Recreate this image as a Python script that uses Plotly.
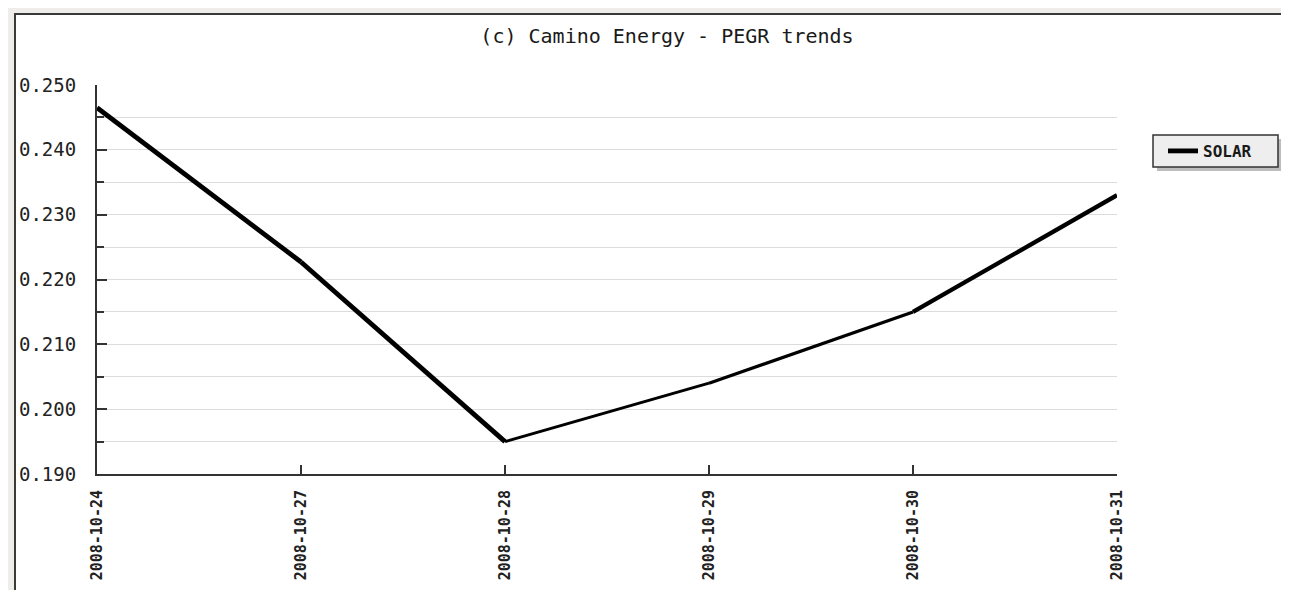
import plotly.graph_objects as go

# ---- data ----
dates = ["2008-10-24", "2008-10-27", "2008-10-28", "2008-10-29", "2008-10-30", "2008-10-31"]
solar = [0.2465, 0.2227, 0.1950, 0.2040, 0.2150, 0.2330]
series_name = "SOLAR"
title_text = "(c) Camino Energy - PEGR trends"

# style: per-segment pen widths as seen in the reference
seg_widths = [4.8, 4.8, 2.9, 3.2, 4.3]

# page body has an 8px margin; work in figure pixel coordinates (screen - 8)
OFF = 8
W, H = 1289 - 2 * OFF, 598 - 2 * OFF
L, R, T, B = 97 - OFF, 1117 - OFF, 85 - OFF, 474 - OFF


def px(xs):
    """screen x -> paper x"""
    return (xs - OFF - L) / (R - L)


def py(ys):
    """screen y -> paper y"""
    return (B - (ys - OFF)) / (B - T)


fig = go.Figure()
for i in range(len(dates) - 1):
    fig.add_trace(go.Scatter(
        x=dates[i:i + 2], y=solar[i:i + 2], mode="lines",
        line=dict(color="#000000", width=seg_widths[i]),
        name=series_name, legendgroup="solar", showlegend=(i == 0),
        hoverinfo="x+y",
    ))

shapes = [
    # white panel with dark border
    dict(type="rect", xref="paper", yref="paper", layer="below",
         x0=px(15), x1=px(1400), y0=py(700), y1=py(14),
         fillcolor="#ffffff", line=dict(color="#3a3a3a", width=2)),
    # legend shadow
    dict(type="rect", xref="paper", yref="paper", layer="above",
         x0=px(1157), x1=px(1282), y0=py(171), y1=py(139),
         fillcolor="#bdbdbd", line=dict(width=0)),
    # legend box
    dict(type="rect", xref="paper", yref="paper", layer="above",
         x0=px(1153), x1=px(1278), y0=py(167), y1=py(135),
         fillcolor="#eeeeee", line=dict(color="#333333", width=1.5)),
]

mono = "DejaVu Sans Mono"

fig.update_layout(
    width=W, height=H,
    margin=dict(l=L, r=W - R, t=T, b=H - B, pad=0, autoexpand=False),
    paper_bgcolor="#efede9",
    plot_bgcolor="rgba(0,0,0,0)",
    title=dict(text=title_text, x=(667 - OFF) / W, xref="container", xanchor="center",
               y=1 - (36 - OFF) / H, yref="container", yanchor="middle",
               font=dict(family=mono, size=20, color="#1a1a1a")),
    shapes=shapes,
    showlegend=True,
    legend=dict(x=px(1163), y=py(151), xanchor="left", yanchor="middle",
                bgcolor="rgba(0,0,0,0)", borderwidth=0, itemwidth=30,
                font=dict(family=mono, size=16, color="#1a1a1a", weight="bold")),
    xaxis=dict(
        type="category", range=[0, len(dates) - 1], automargin=False,
        showline=True, linecolor="#333333", linewidth=2,
        ticks="inside", ticklen=9, tickwidth=1.5, tickcolor="#333333",
        tickangle=-90, ticklabelstandoff=8,
        tickfont=dict(family=mono, size=15, color="#222222", weight="bold"),
        showgrid=False, zeroline=False, fixedrange=True,
    ),
    yaxis=dict(
        range=[0.19, 0.25], dtick=0.01, tick0=0.19, tickformat=".3f", automargin=False,
        showline=True, linecolor="#333333", linewidth=2,
        ticks="inside", ticklen=10, tickwidth=1.5, tickcolor="#333333",
        ticklabelstandoff=15,
        tickfont=dict(family=mono, size=19, color="#222222"),
        showgrid=True, gridcolor="#dcdcdc", gridwidth=1,
        minor=dict(dtick=0.005, tick0=0.19, ticks="inside", ticklen=7, tickwidth=1.5,
                   tickcolor="#333333", showgrid=True, gridcolor="#dcdcdc", gridwidth=1),
        zeroline=False, fixedrange=True,
    ),
)

fig.write_html("out.html")
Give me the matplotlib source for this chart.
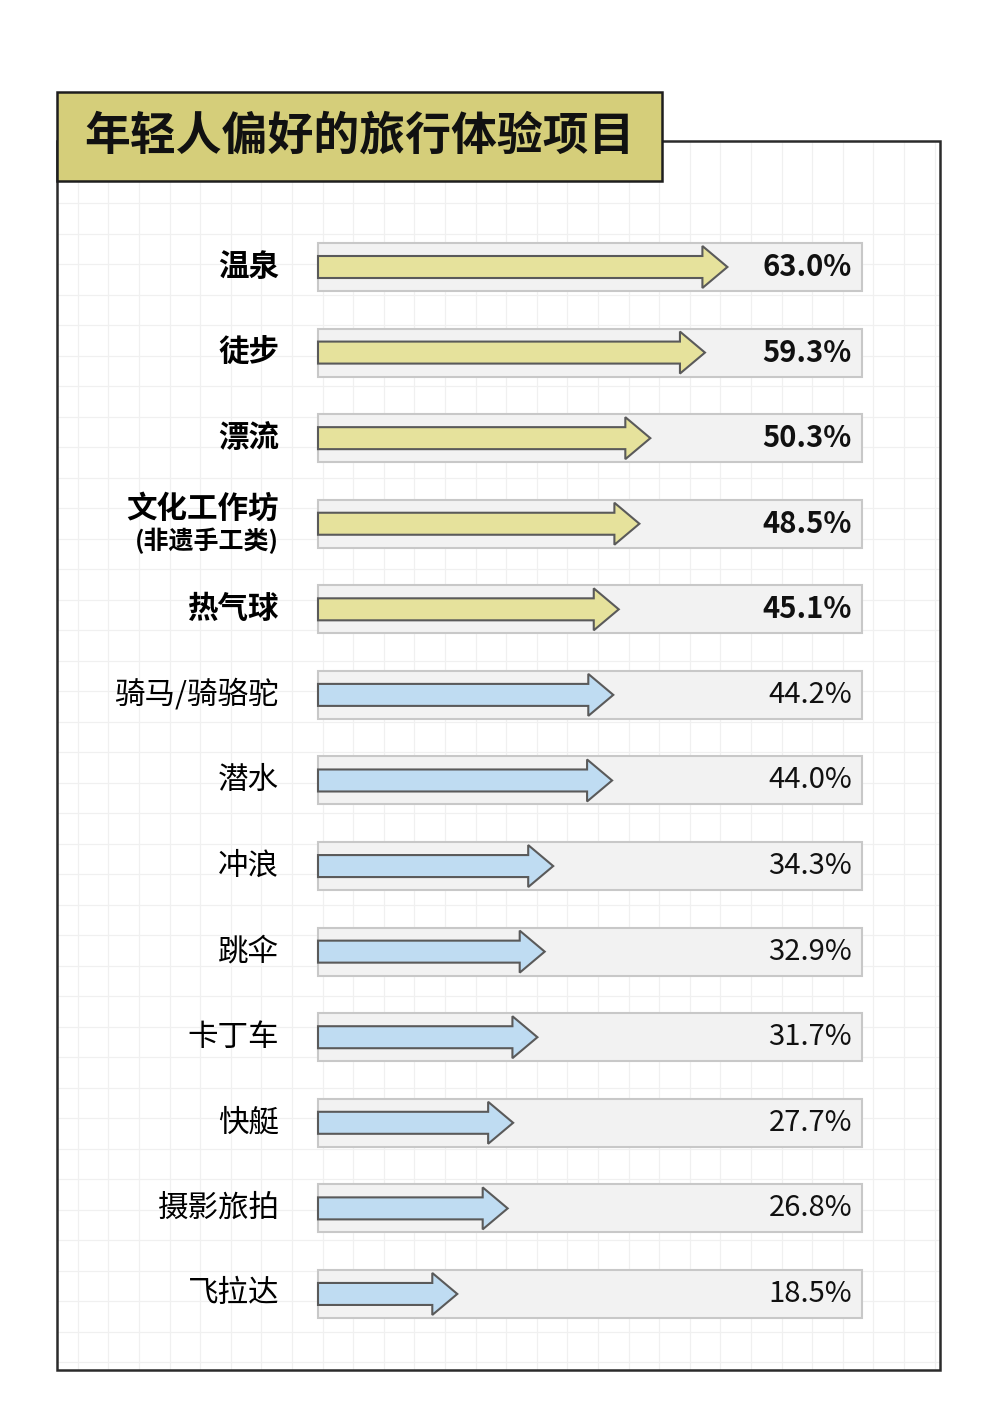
import matplotlib
matplotlib.use("Agg")
import matplotlib.pyplot as plt
from matplotlib.patches import Rectangle, FancyArrow

# ---------- DATA ----------
categories = ["温泉", "徒步", "漂流", "文化工作坊", "热气球", "骑马/骑骆驼", "潜水",
              "冲浪", "跳伞", "卡丁车", "快艇", "摄影旅拍", "飞拉达"]
sublabels = ["", "", "", "(非遗手工类)", "", "", "", "", "", "", "", "", ""]
values = [63.0, 59.3, 50.3, 48.5, 45.1, 44.2, 44.0, 34.3, 32.9, 31.7, 27.7, 26.8, 18.5]
highlight = [True] * 5 + [False] * 8
title = "年轻人偏好的旅行体验项目"

# ---------- CONFIG ----------
W, H = 1000, 1417
yellow = "#e6e29c"
blue = "#bfdcf2"
title_bg = "#d5ce7a"
edge = "#5a5a5a"
plt.rcParams['font.family'] = ['Noto Sans CJK SC', 'DejaVu Sans']

fig = plt.figure(figsize=(W / 100, H / 100), dpi=100)

# background layer in pixel coordinates: grid, frame and title box
bg = fig.add_axes([0, 0, 1, 1])
bg.set_xlim(0, W)
bg.set_ylim(H, 0)
bg.axis("off")

box_l, box_r, box_t, box_b = 57, 940, 141, 1370
gx = 77.7
while gx < box_r:
    bg.plot([gx, gx], [box_t, box_b], color="#f0f0f0", lw=0.9, zorder=0)
    gx += 30.6
gy = 203.3
while gy < box_b:
    bg.plot([box_l, box_r], [gy, gy], color="#f0f0f0", lw=0.9, zorder=0)
    gy += 30.5
bg.add_patch(Rectangle((box_l, box_t), box_r - box_l, box_b - box_t,
                       fill=False, ec="#2b2b2b", lw=1.8, zorder=2))
bg.add_patch(Rectangle((57, 92), 605, 89, fc=title_bg, ec="#1e1e1e", lw=1.8, zorder=3))
bg.text(84, 137, title, fontsize=33, fontweight="bold", va="center", ha="left",
        color="#111111", zorder=4)

# data layer: one row per category
ax = fig.add_axes([300 / W, 1 - 1340 / H, 580 / W, 1120 / H])
px0, px_per = 345.0, 6.07       # pixel position of value 0 and pixels per percent
row0, row_step = 267.0, 85.58
ax.set_xlim((300 - px0) / px_per, (880 - px0) / px_per)
ax.set_ylim((1340 - row0) / row_step, (220 - row0) / row_step)
ax.axis("off")
ax.patch.set_alpha(0)

x_start = (318 - px0) / px_per
x_end = (862 - px0) / px_per
bar_h = 48 / row_step
for i, (cat, sub, v, hl) in enumerate(zip(categories, sublabels, values, highlight)):
    ax.add_patch(Rectangle((x_start, i - bar_h / 2), x_end - x_start, bar_h,
                           fc="#f2f2f2", ec="#c8c8c8", lw=1.5, zorder=1))
    ax.add_patch(FancyArrow(x_start, i, v - x_start, 0, width=22 / row_step,
                            head_width=42 / row_step, head_length=25 / px_per,
                            length_includes_head=True, fc=yellow if hl else blue,
                            ec=edge, lw=1.5, zorder=2))
    w = "bold" if hl else "normal"
    lx = (279 - px0) / px_per
    if sub:
        ax.text(lx, i - 0.17, cat, ha="right", va="center", fontsize=22, fontweight=w,
                clip_on=False)
        ax.text(lx, i + 0.2, sub, ha="right", va="center", fontsize=18, fontweight=w,
                clip_on=False)
    else:
        ax.text(lx, i, cat, ha="right", va="center", fontsize=22, fontweight=w,
                clip_on=False)
    ax.text((852 - px0) / px_per, i, f"{v:.1f}%", ha="right", va="center",
            fontsize=21, fontweight=w, color="#111111", zorder=3)

fig.savefig("out.png", dpi=100, facecolor="white")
☆ ☆ ☆ ☆ ☆
**Set exercise:**
Repeat the records above exactly, leaving out any pictures they contain.

**Response to the task:**
Recreate this image as a Python script that uses Plotly.
import plotly.graph_objects as go

# ---- data ----
dates = ["2008-10-24", "2008-10-27", "2008-10-28", "2008-10-29", "2008-10-30", "2008-10-31"]
solar = [0.2465, 0.2227, 0.1950, 0.2040, 0.2150, 0.2330]
series_name = "SOLAR"
title_text = "(c) Camino Energy - PEGR trends"

# style: per-segment pen widths as seen in the reference
seg_widths = [4.8, 4.8, 2.9, 3.2, 4.3]

# page body has an 8px margin; work in figure pixel coordinates (screen - 8)
OFF = 8
W, H = 1289 - 2 * OFF, 598 - 2 * OFF
L, R, T, B = 97 - OFF, 1117 - OFF, 85 - OFF, 474 - OFF


def px(xs):
    """screen x -> paper x"""
    return (xs - OFF - L) / (R - L)


def py(ys):
    """screen y -> paper y"""
    return (B - (ys - OFF)) / (B - T)


fig = go.Figure()
for i in range(len(dates) - 1):
    fig.add_trace(go.Scatter(
        x=dates[i:i + 2], y=solar[i:i + 2], mode="lines",
        line=dict(color="#000000", width=seg_widths[i]),
        name=series_name, legendgroup="solar", showlegend=(i == 0),
        hoverinfo="x+y",
    ))

shapes = [
    # white panel with dark border
    dict(type="rect", xref="paper", yref="paper", layer="below",
         x0=px(15), x1=px(1400), y0=py(700), y1=py(14),
         fillcolor="#ffffff", line=dict(color="#3a3a3a", width=2)),
    # legend shadow
    dict(type="rect", xref="paper", yref="paper", layer="above",
         x0=px(1157), x1=px(1282), y0=py(171), y1=py(139),
         fillcolor="#bdbdbd", line=dict(width=0)),
    # legend box
    dict(type="rect", xref="paper", yref="paper", layer="above",
         x0=px(1153), x1=px(1278), y0=py(167), y1=py(135),
         fillcolor="#eeeeee", line=dict(color="#333333", width=1.5)),
]

mono = "DejaVu Sans Mono"

fig.update_layout(
    width=W, height=H,
    margin=dict(l=L, r=W - R, t=T, b=H - B, pad=0, autoexpand=False),
    paper_bgcolor="#efede9",
    plot_bgcolor="rgba(0,0,0,0)",
    title=dict(text=title_text, x=(667 - OFF) / W, xref="container", xanchor="center",
               y=1 - (36 - OFF) / H, yref="container", yanchor="middle",
               font=dict(family=mono, size=20, color="#1a1a1a")),
    shapes=shapes,
    showlegend=True,
    legend=dict(x=px(1163), y=py(151), xanchor="left", yanchor="middle",
                bgcolor="rgba(0,0,0,0)", borderwidth=0, itemwidth=30,
                font=dict(family=mono, size=16, color="#1a1a1a", weight="bold")),
    xaxis=dict(
        type="category", range=[0, len(dates) - 1], automargin=False,
        showline=True, linecolor="#333333", linewidth=2,
        ticks="inside", ticklen=9, tickwidth=1.5, tickcolor="#333333",
        tickangle=-90, ticklabelstandoff=8,
        tickfont=dict(family=mono, size=15, color="#222222", weight="bold"),
        showgrid=False, zeroline=False, fixedrange=True,
    ),
    yaxis=dict(
        range=[0.19, 0.25], dtick=0.01, tick0=0.19, tickformat=".3f", automargin=False,
        showline=True, linecolor="#333333", linewidth=2,
        ticks="inside", ticklen=10, tickwidth=1.5, tickcolor="#333333",
        ticklabelstandoff=15,
        tickfont=dict(family=mono, size=19, color="#222222"),
        showgrid=True, gridcolor="#dcdcdc", gridwidth=1,
        minor=dict(dtick=0.005, tick0=0.19, ticks="inside", ticklen=7, tickwidth=1.5,
                   tickcolor="#333333", showgrid=True, gridcolor="#dcdcdc", gridwidth=1),
        zeroline=False, fixedrange=True,
    ),
)

fig.write_html("out.html")
Give me the matplotlib source for this chart.
import matplotlib
matplotlib.use("Agg")
import matplotlib.pyplot as plt
from matplotlib.patches import Rectangle, FancyArrow

# ---------- DATA ----------
categories = ["温泉", "徒步", "漂流", "文化工作坊", "热气球", "骑马/骑骆驼", "潜水",
              "冲浪", "跳伞", "卡丁车", "快艇", "摄影旅拍", "飞拉达"]
sublabels = ["", "", "", "(非遗手工类)", "", "", "", "", "", "", "", "", ""]
values = [63.0, 59.3, 50.3, 48.5, 45.1, 44.2, 44.0, 34.3, 32.9, 31.7, 27.7, 26.8, 18.5]
highlight = [True] * 5 + [False] * 8
title = "年轻人偏好的旅行体验项目"

# ---------- CONFIG ----------
W, H = 1000, 1417
yellow = "#e6e29c"
blue = "#bfdcf2"
title_bg = "#d5ce7a"
edge = "#5a5a5a"
plt.rcParams['font.family'] = ['Noto Sans CJK SC', 'DejaVu Sans']

fig = plt.figure(figsize=(W / 100, H / 100), dpi=100)

# background layer in pixel coordinates: grid, frame and title box
bg = fig.add_axes([0, 0, 1, 1])
bg.set_xlim(0, W)
bg.set_ylim(H, 0)
bg.axis("off")

box_l, box_r, box_t, box_b = 57, 940, 141, 1370
gx = 77.7
while gx < box_r:
    bg.plot([gx, gx], [box_t, box_b], color="#f0f0f0", lw=0.9, zorder=0)
    gx += 30.6
gy = 203.3
while gy < box_b:
    bg.plot([box_l, box_r], [gy, gy], color="#f0f0f0", lw=0.9, zorder=0)
    gy += 30.5
bg.add_patch(Rectangle((box_l, box_t), box_r - box_l, box_b - box_t,
                       fill=False, ec="#2b2b2b", lw=1.8, zorder=2))
bg.add_patch(Rectangle((57, 92), 605, 89, fc=title_bg, ec="#1e1e1e", lw=1.8, zorder=3))
bg.text(84, 137, title, fontsize=33, fontweight="bold", va="center", ha="left",
        color="#111111", zorder=4)

# data layer: one row per category
ax = fig.add_axes([300 / W, 1 - 1340 / H, 580 / W, 1120 / H])
px0, px_per = 345.0, 6.07       # pixel position of value 0 and pixels per percent
row0, row_step = 267.0, 85.58
ax.set_xlim((300 - px0) / px_per, (880 - px0) / px_per)
ax.set_ylim((1340 - row0) / row_step, (220 - row0) / row_step)
ax.axis("off")
ax.patch.set_alpha(0)

x_start = (318 - px0) / px_per
x_end = (862 - px0) / px_per
bar_h = 48 / row_step
for i, (cat, sub, v, hl) in enumerate(zip(categories, sublabels, values, highlight)):
    ax.add_patch(Rectangle((x_start, i - bar_h / 2), x_end - x_start, bar_h,
                           fc="#f2f2f2", ec="#c8c8c8", lw=1.5, zorder=1))
    ax.add_patch(FancyArrow(x_start, i, v - x_start, 0, width=22 / row_step,
                            head_width=42 / row_step, head_length=25 / px_per,
                            length_includes_head=True, fc=yellow if hl else blue,
                            ec=edge, lw=1.5, zorder=2))
    w = "bold" if hl else "normal"
    lx = (279 - px0) / px_per
    if sub:
        ax.text(lx, i - 0.17, cat, ha="right", va="center", fontsize=22, fontweight=w,
                clip_on=False)
        ax.text(lx, i + 0.2, sub, ha="right", va="center", fontsize=18, fontweight=w,
                clip_on=False)
    else:
        ax.text(lx, i, cat, ha="right", va="center", fontsize=22, fontweight=w,
                clip_on=False)
    ax.text((852 - px0) / px_per, i, f"{v:.1f}%", ha="right", va="center",
            fontsize=21, fontweight=w, color="#111111", zorder=3)

fig.savefig("out.png", dpi=100, facecolor="white")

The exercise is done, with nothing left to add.